Fundamental questions of water policy are set to be thrashed out as the state government embarks on a massive overhaul of its dam infrastructure.
SunWater has kicked off stakeholder consultations for the Paradise Dam improvement program, the most pressing of 18 planned dam infrastructure upgrades slated for the next 10 years.
There are concerns the project could result in Paradise Dam being lowered, with cane growers stressing the importance of water security in the Bundaberg region.
Other important issues raised by the Paradise Dam project include water pricing, the region's wider economic development, and tensions between large infrastructure projects and conservation.
SunWater’s dam improvement program is a rolling series of capital works prioritised across Queensland’s dams according to risk.
“The definition of risk in relation to dam improvement projects is considered factors that could lead to long-term safety issues,” a SunWater spokesman said.
“This includes factors such as increased populations of people living downstream of dam catchments and increased knowledge of local weather patterns.”
Since 2006 there have been seven dam improvement projects, with Paradise Dam the next cab off the rank.
The state government has pointed to low water allocations from Paradise Dam as one possible justification for reducing its walls.
But Paradise Dam supporters said it was important to safeguard future water needs, and said a recent price reduction had resulted in a growing demand for water in the region.
The LNP questioned whether the possibility of lowering Paradise Dam’s walls signalled the start of a statewide anti-dam drive.
However, Natural Resources Minister Dr Anthony Lynham strongly rejected that the state government was against dams.
"There can be no questioning of the Palaszczuk government’s commitment to water security and safety," he said.
"Last financial year this government spent more than $78.5 million on dam improvements around Queensland – a figure that has increased year on year since Labor came into office.”
Dr Lynham stressed that no decision had been made on Paradise Dam's fate.
“The facts are that the Palaszczuk government has put $36 million on the table to contribute to the costs of further work on Paradise Dam,” he said.
“Any decision will ensure the safety and best value for money for the people of the Bundaberg region and for the people of Queensland.”
LNP natural resources spokesman Dale Last said the state government had been dragging its feet on new dam projects.
"Whether it’s creating barriers to water access through high electricity costs or just removing the water altogether, Labor’s anti-farmer and anti-dam agenda hurts rural and regional Queensland," he said.
Rather than tinkering with existing water infrastructure, the LNP would actively look to build new dams and water assets in regional Queensland, Mr Last said.

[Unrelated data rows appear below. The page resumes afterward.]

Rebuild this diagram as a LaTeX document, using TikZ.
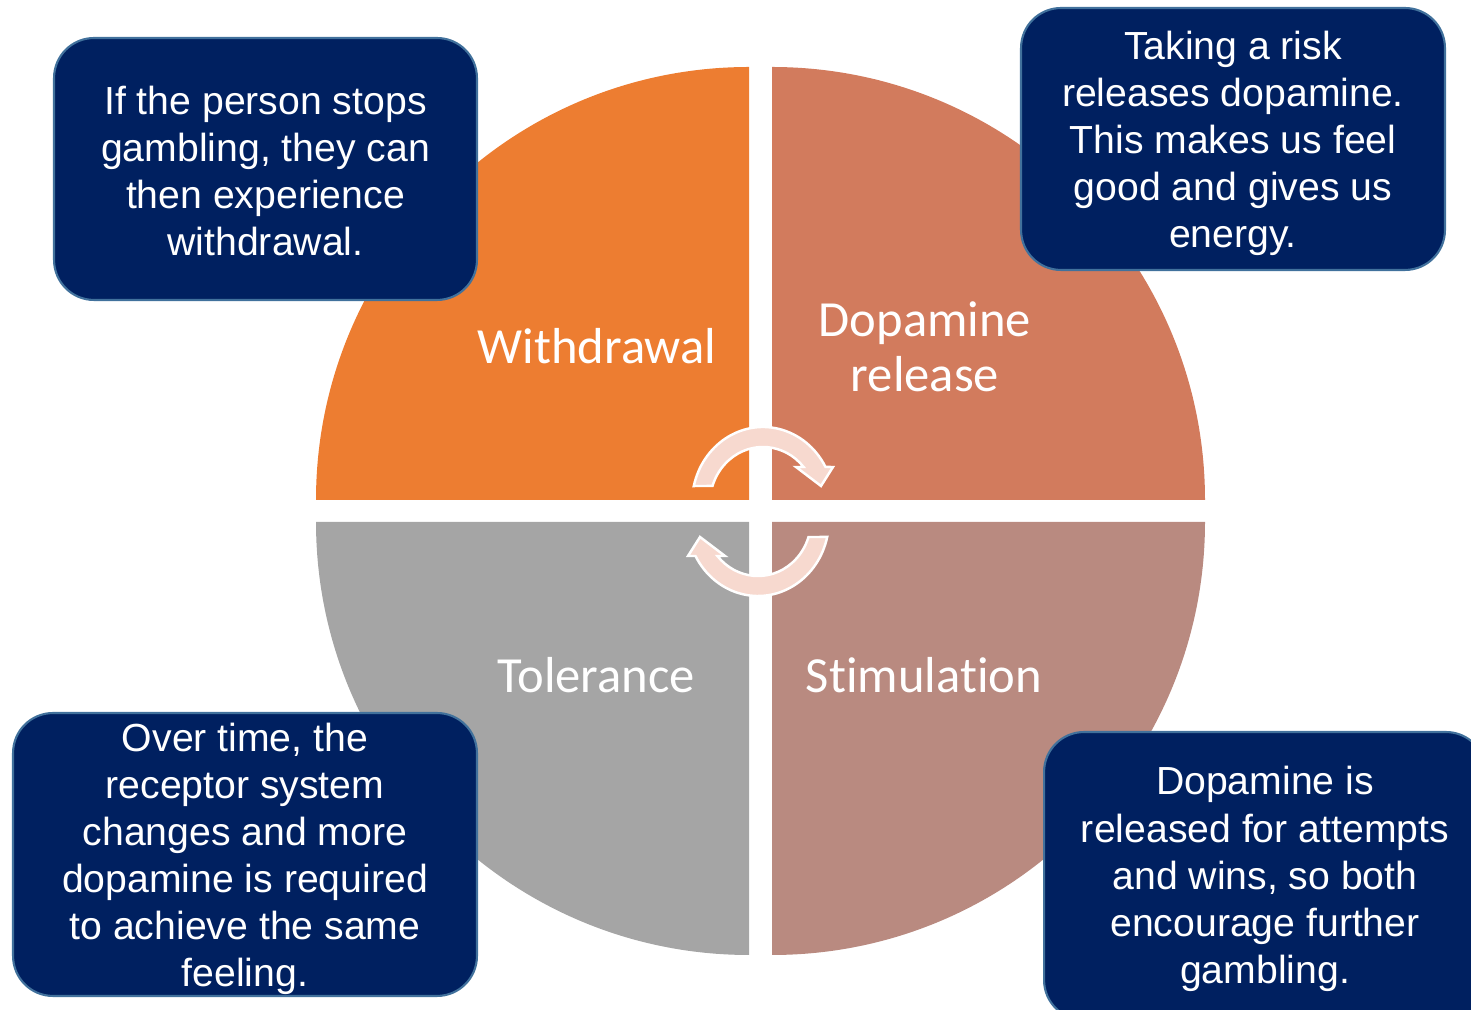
\documentclass[tikz,border=0pt]{standalone}
\usepackage{fontspec}
\setmainfont{Liberation Sans}
\newfontfamily\quadfont[Ligatures=NoCommon]{Carlito}
\usepackage{tikz}
\usetikzlibrary{arrows.meta,
calc,
shapes.geometric
}
\definecolor{withdrawalc}{HTML}{ED7D31}
\definecolor{dopaminec}{HTML}{D27B5D}
\definecolor{stimulationc}{HTML}{B98A80}
\definecolor{tolerancec}{HTML}{A5A5A5}
\definecolor{boxnavy}{HTML}{002060}
\definecolor{boxedge}{HTML}{41719C}
\definecolor{cyclefill}{HTML}{F7D9CF}
\tikzset{
    infobox/.style={fill=boxnavy, draw=boxedge, line width=1.2pt, rounded corners=0.8cm, inner sep=0pt},
    boxtext/.style={text=white, align=center, inner sep=0pt,
        font=\fontsize{22.3}{26.8}\selectfont},
    quadlabel/.style={text=white, align=center, inner sep=0pt,
        font=\quadfont\fontsize{28.8}{31.2}\selectfont},
    cyclearrow/.style={fill=cyclefill, draw=white, line width=1.4pt, line join=miter}
}

\begin{document}
\begin{tikzpicture}[x=0.02cm, y=0.02cm]
        \clip (0, 0) rectangle (1471, 1010);
        \fill[withdrawalc] (749, 510) -- (316, 510) arc[start angle=180, end angle=90, radius=433] -- cycle;
        \fill[dopaminec] (772, 510) -- (772, 943) arc[start angle=90, end angle=0, radius=433] -- cycle;
        \fill[stimulationc] (772, 488) -- (1205, 488) arc[start angle=0, end angle=-90, radius=433] -- cycle;
        \fill[tolerancec] (749, 488) -- (749, 55) arc[start angle=270, end angle=180, radius=433] -- cycle;
        \node[quadlabel] (withdrawal) at (597, 664) {Withdrawal};
        \node[quadlabel] (dopamine) at (925, 663) {Dopamine\\release};
        \node[quadlabel] (tolerance) at (596, 335) {Tolerance};
        \node[quadlabel] (stimulation) at (924, 335) {Stimulation};
        \foreach \r in {0, 180}
            \filldraw[cyclearrow, rotate around={\r:(760.5, 498.5)}]
                (763, 507) ++(167.1:71 and 76) arc[start angle=167.1, end angle=28.3, x radius=71, y radius=76]
                -- (833, 543) -- (821, 524) -- (796, 543) -- (803.6, 543)
                arc[start angle=40, end angle=162.3, x radius=53, y radius=56] -- cycle;
        \node[infobox, minimum width=8.46cm, minimum height=5.24cm] (stopbox) at (265.5, 841) {};
        \node[boxtext] (stoptext) at ([yshift=-0.04cm]stopbox.center)
            {If the person stops\\gambling, they can\\then experience\\withdrawal.};
        \node[infobox, minimum width=8.48cm, minimum height=5.24cm] (riskbox) at (1233, 871) {};
        \node[boxtext] (risktext) at ([yshift=-0.09cm]riskbox.center)
            {Taking a risk\\releases dopamine.\\This makes us feel\\good and gives us\\energy.};
        \node[infobox, minimum width=9.28cm, minimum height=5.66cm] (receptorbox) at (245, 155.5) {};
        \node[boxtext] (receptortext) at ([yshift=-0.09cm]receptorbox.center)
            {Over time, the\\receptor system\\changes and more\\dopamine is required\\to achieve the same\\feeling.};
        \node[infobox, minimum width=8.84cm, minimum height=5.76cm] (winsbox) at (1265, 134) {};
        \node[boxtext] (winstext) at ([yshift=-0.06cm]winsbox.center)
            {Dopamine is\\released for attempts\\and wins, so both\\encourage further\\gambling.};
    \end{tikzpicture}
\end{document}
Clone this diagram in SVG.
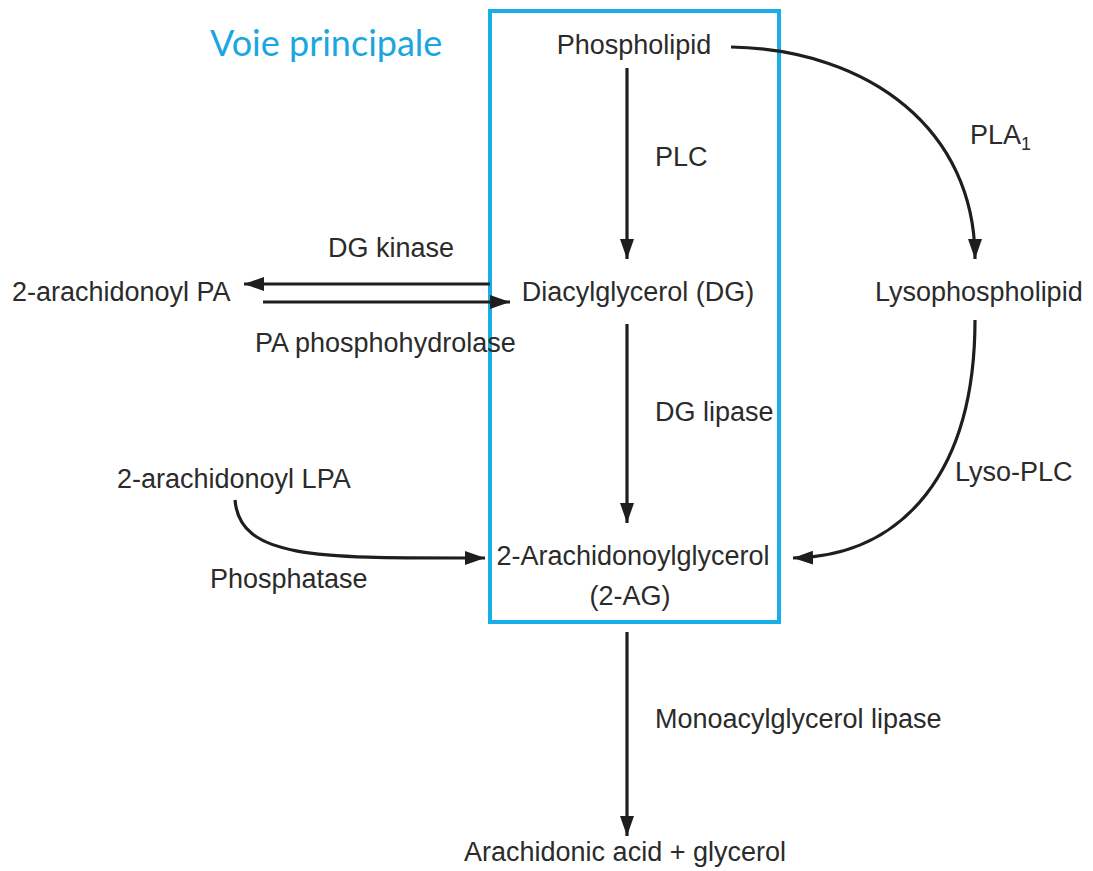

"An LNP government will raise the Burdekin Falls Dam wall, get the Urannah and Nullinga Dam projects shovel-ready and finally deliver Rookwood Weir for Central Queensland.
“The LNP will also develop a 30-year water security plan for Queensland in consultation with Seqwater, SunWater and local governments and establish a mechanism for reviewing the current price targets."
Water security is an increasingly important and contentious topic as the state battles through the grip of an ongoing drought.
Irrigators and producers are concerned about the cost of water and the potential for this to rise if supply tightens in coming years. The high price of electricity to pump the water is also a concern.
A number of significant water projects are either underway or in the pipeline, including Hells Gate Dam, which has been deemed viable in a recently released feasibility study.
The $5.35 billion irrigated agricultural and power project on the upper Burdekin River has been touted as part of a long-term vision to develop Northern Australia by securing new water and energy sources to expand irrigated agriculture and grow export industries.
“The 12-month study found that the construction of a large dam on the upper Burdekin at the Hells Gates site was technically and economically feasible, with no major environmental barriers found as part of the Feasibility Study,” Townsville Enterprise CEO Patricia O’Callaghan said.
“The dam could provide water for up to 50,000 hectares of land for high value crops.”
It has the potential to create an estimated 12,000 jobs during construction and over 5000 direct and indirect jobs once completed.
Charters Towers Mayor Liz Schmidt welcomed the project.
She said phase one would see the realisation of her community’s single most important infrastructure project – Big Rocks Weir.
The study recommended a business case, including an Environmental Impact Statement be undertaken to progress the project.